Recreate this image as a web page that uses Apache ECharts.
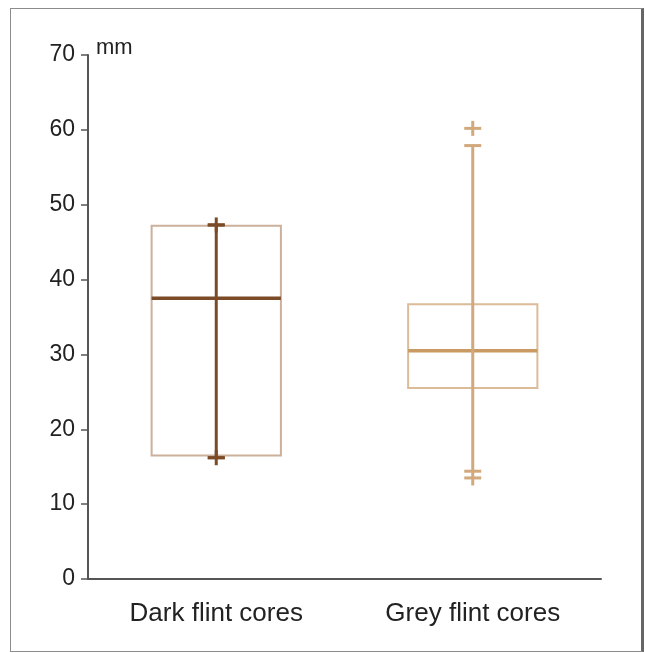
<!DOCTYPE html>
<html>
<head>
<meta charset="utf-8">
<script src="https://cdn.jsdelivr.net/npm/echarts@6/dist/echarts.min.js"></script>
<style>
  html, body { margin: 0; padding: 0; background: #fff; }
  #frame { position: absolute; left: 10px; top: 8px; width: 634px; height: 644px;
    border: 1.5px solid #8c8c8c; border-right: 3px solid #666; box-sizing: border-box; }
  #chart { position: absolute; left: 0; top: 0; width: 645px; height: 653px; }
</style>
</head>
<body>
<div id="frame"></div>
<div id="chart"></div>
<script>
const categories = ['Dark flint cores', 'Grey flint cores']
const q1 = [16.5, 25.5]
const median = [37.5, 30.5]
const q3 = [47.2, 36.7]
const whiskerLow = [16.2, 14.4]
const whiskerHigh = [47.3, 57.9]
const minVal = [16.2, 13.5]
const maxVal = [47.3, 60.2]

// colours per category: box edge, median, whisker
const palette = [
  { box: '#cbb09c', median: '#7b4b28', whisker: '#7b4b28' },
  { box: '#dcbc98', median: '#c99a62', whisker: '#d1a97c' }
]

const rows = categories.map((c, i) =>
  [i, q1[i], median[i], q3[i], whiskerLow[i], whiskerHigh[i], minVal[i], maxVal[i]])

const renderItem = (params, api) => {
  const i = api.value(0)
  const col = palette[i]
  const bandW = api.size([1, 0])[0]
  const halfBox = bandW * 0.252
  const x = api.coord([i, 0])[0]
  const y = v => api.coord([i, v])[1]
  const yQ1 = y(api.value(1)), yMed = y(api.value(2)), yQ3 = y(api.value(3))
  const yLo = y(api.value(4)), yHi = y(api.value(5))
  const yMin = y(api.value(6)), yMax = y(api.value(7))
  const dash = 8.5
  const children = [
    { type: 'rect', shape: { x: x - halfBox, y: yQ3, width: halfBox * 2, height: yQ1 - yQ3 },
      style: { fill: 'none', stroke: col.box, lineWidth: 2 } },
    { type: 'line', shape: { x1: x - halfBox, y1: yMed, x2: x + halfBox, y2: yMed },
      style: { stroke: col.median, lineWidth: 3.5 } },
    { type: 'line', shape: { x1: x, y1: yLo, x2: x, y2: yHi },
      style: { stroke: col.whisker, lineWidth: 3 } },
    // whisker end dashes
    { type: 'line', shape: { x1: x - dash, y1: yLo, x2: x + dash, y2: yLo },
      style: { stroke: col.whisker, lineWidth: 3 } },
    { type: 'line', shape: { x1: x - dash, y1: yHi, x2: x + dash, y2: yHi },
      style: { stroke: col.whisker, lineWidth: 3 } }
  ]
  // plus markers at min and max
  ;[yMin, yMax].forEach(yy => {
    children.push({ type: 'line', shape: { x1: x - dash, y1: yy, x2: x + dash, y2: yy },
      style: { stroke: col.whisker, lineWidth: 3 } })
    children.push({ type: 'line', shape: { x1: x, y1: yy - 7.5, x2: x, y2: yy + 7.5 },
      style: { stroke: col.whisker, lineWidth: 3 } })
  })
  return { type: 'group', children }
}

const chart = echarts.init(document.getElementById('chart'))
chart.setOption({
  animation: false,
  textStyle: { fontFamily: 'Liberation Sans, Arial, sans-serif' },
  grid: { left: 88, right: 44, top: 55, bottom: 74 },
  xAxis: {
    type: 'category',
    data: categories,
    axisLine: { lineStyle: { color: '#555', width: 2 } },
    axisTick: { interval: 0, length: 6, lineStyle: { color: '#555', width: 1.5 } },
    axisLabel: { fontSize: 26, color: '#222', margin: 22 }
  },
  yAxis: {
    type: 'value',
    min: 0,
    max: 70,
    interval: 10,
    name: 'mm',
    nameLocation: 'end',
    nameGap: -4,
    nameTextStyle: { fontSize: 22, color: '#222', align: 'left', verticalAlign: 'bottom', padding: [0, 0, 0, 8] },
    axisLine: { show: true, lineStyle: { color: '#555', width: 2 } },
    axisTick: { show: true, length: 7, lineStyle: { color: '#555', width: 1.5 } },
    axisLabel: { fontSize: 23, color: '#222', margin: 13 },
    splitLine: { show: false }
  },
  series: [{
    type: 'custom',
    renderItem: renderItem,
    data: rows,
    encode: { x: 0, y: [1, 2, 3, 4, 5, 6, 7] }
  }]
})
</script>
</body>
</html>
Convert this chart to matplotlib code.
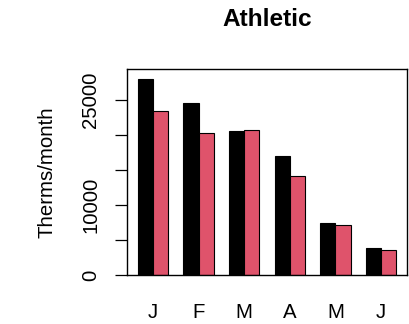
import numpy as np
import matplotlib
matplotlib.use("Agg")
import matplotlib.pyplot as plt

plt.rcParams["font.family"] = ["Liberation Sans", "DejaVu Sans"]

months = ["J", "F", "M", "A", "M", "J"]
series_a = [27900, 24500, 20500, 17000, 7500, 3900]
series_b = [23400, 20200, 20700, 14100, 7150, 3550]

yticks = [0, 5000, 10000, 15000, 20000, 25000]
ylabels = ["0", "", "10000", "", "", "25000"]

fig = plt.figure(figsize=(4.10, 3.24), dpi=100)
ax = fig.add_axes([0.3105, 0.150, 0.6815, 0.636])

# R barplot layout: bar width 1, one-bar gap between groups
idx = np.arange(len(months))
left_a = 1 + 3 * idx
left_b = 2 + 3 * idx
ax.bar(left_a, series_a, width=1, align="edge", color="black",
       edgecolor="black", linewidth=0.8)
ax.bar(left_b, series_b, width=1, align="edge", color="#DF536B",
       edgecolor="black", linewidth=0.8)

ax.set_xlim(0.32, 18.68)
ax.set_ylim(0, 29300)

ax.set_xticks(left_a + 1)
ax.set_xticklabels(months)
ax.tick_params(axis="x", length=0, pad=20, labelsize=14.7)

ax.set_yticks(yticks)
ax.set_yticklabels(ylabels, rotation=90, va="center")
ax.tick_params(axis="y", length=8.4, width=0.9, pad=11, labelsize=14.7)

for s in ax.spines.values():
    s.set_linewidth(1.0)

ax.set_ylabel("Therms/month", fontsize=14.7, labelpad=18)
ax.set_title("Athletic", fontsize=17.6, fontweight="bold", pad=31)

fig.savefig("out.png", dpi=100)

▸ REQUIRED WORK: Without the pictures, return the entries exactly as they appear.

▸ OUTPUT OF THE TASK:
Recreate this image as a web page that uses Apache ECharts.
<!DOCTYPE html>
<html>
<head>
<meta charset="utf-8">
<script src="https://cdn.jsdelivr.net/npm/echarts@6/dist/echarts.min.js"></script>
<style>
  html, body { margin: 0; padding: 0; background: #fff; }
  #frame { position: absolute; left: 10px; top: 8px; width: 634px; height: 644px;
    border: 1.5px solid #8c8c8c; border-right: 3px solid #666; box-sizing: border-box; }
  #chart { position: absolute; left: 0; top: 0; width: 645px; height: 653px; }
</style>
</head>
<body>
<div id="frame"></div>
<div id="chart"></div>
<script>
const categories = ['Dark flint cores', 'Grey flint cores']
const q1 = [16.5, 25.5]
const median = [37.5, 30.5]
const q3 = [47.2, 36.7]
const whiskerLow = [16.2, 14.4]
const whiskerHigh = [47.3, 57.9]
const minVal = [16.2, 13.5]
const maxVal = [47.3, 60.2]

// colours per category: box edge, median, whisker
const palette = [
  { box: '#cbb09c', median: '#7b4b28', whisker: '#7b4b28' },
  { box: '#dcbc98', median: '#c99a62', whisker: '#d1a97c' }
]

const rows = categories.map((c, i) =>
  [i, q1[i], median[i], q3[i], whiskerLow[i], whiskerHigh[i], minVal[i], maxVal[i]])

const renderItem = (params, api) => {
  const i = api.value(0)
  const col = palette[i]
  const bandW = api.size([1, 0])[0]
  const halfBox = bandW * 0.252
  const x = api.coord([i, 0])[0]
  const y = v => api.coord([i, v])[1]
  const yQ1 = y(api.value(1)), yMed = y(api.value(2)), yQ3 = y(api.value(3))
  const yLo = y(api.value(4)), yHi = y(api.value(5))
  const yMin = y(api.value(6)), yMax = y(api.value(7))
  const dash = 8.5
  const children = [
    { type: 'rect', shape: { x: x - halfBox, y: yQ3, width: halfBox * 2, height: yQ1 - yQ3 },
      style: { fill: 'none', stroke: col.box, lineWidth: 2 } },
    { type: 'line', shape: { x1: x - halfBox, y1: yMed, x2: x + halfBox, y2: yMed },
      style: { stroke: col.median, lineWidth: 3.5 } },
    { type: 'line', shape: { x1: x, y1: yLo, x2: x, y2: yHi },
      style: { stroke: col.whisker, lineWidth: 3 } },
    // whisker end dashes
    { type: 'line', shape: { x1: x - dash, y1: yLo, x2: x + dash, y2: yLo },
      style: { stroke: col.whisker, lineWidth: 3 } },
    { type: 'line', shape: { x1: x - dash, y1: yHi, x2: x + dash, y2: yHi },
      style: { stroke: col.whisker, lineWidth: 3 } }
  ]
  // plus markers at min and max
  ;[yMin, yMax].forEach(yy => {
    children.push({ type: 'line', shape: { x1: x - dash, y1: yy, x2: x + dash, y2: yy },
      style: { stroke: col.whisker, lineWidth: 3 } })
    children.push({ type: 'line', shape: { x1: x, y1: yy - 7.5, x2: x, y2: yy + 7.5 },
      style: { stroke: col.whisker, lineWidth: 3 } })
  })
  return { type: 'group', children }
}

const chart = echarts.init(document.getElementById('chart'))
chart.setOption({
  animation: false,
  textStyle: { fontFamily: 'Liberation Sans, Arial, sans-serif' },
  grid: { left: 88, right: 44, top: 55, bottom: 74 },
  xAxis: {
    type: 'category',
    data: categories,
    axisLine: { lineStyle: { color: '#555', width: 2 } },
    axisTick: { interval: 0, length: 6, lineStyle: { color: '#555', width: 1.5 } },
    axisLabel: { fontSize: 26, color: '#222', margin: 22 }
  },
  yAxis: {
    type: 'value',
    min: 0,
    max: 70,
    interval: 10,
    name: 'mm',
    nameLocation: 'end',
    nameGap: -4,
    nameTextStyle: { fontSize: 22, color: '#222', align: 'left', verticalAlign: 'bottom', padding: [0, 0, 0, 8] },
    axisLine: { show: true, lineStyle: { color: '#555', width: 2 } },
    axisTick: { show: true, length: 7, lineStyle: { color: '#555', width: 1.5 } },
    axisLabel: { fontSize: 23, color: '#222', margin: 13 },
    splitLine: { show: false }
  },
  series: [{
    type: 'custom',
    renderItem: renderItem,
    data: rows,
    encode: { x: 0, y: [1, 2, 3, 4, 5, 6, 7] }
  }]
})
</script>
</body>
</html>
Convert this chart to matplotlib code.
import numpy as np
import matplotlib
matplotlib.use("Agg")
import matplotlib.pyplot as plt

plt.rcParams["font.family"] = ["Liberation Sans", "DejaVu Sans"]

months = ["J", "F", "M", "A", "M", "J"]
series_a = [27900, 24500, 20500, 17000, 7500, 3900]
series_b = [23400, 20200, 20700, 14100, 7150, 3550]

yticks = [0, 5000, 10000, 15000, 20000, 25000]
ylabels = ["0", "", "10000", "", "", "25000"]

fig = plt.figure(figsize=(4.10, 3.24), dpi=100)
ax = fig.add_axes([0.3105, 0.150, 0.6815, 0.636])

# R barplot layout: bar width 1, one-bar gap between groups
idx = np.arange(len(months))
left_a = 1 + 3 * idx
left_b = 2 + 3 * idx
ax.bar(left_a, series_a, width=1, align="edge", color="black",
       edgecolor="black", linewidth=0.8)
ax.bar(left_b, series_b, width=1, align="edge", color="#DF536B",
       edgecolor="black", linewidth=0.8)

ax.set_xlim(0.32, 18.68)
ax.set_ylim(0, 29300)

ax.set_xticks(left_a + 1)
ax.set_xticklabels(months)
ax.tick_params(axis="x", length=0, pad=20, labelsize=14.7)

ax.set_yticks(yticks)
ax.set_yticklabels(ylabels, rotation=90, va="center")
ax.tick_params(axis="y", length=8.4, width=0.9, pad=11, labelsize=14.7)

for s in ax.spines.values():
    s.set_linewidth(1.0)

ax.set_ylabel("Therms/month", fontsize=14.7, labelpad=18)
ax.set_title("Athletic", fontsize=17.6, fontweight="bold", pad=31)

fig.savefig("out.png", dpi=100)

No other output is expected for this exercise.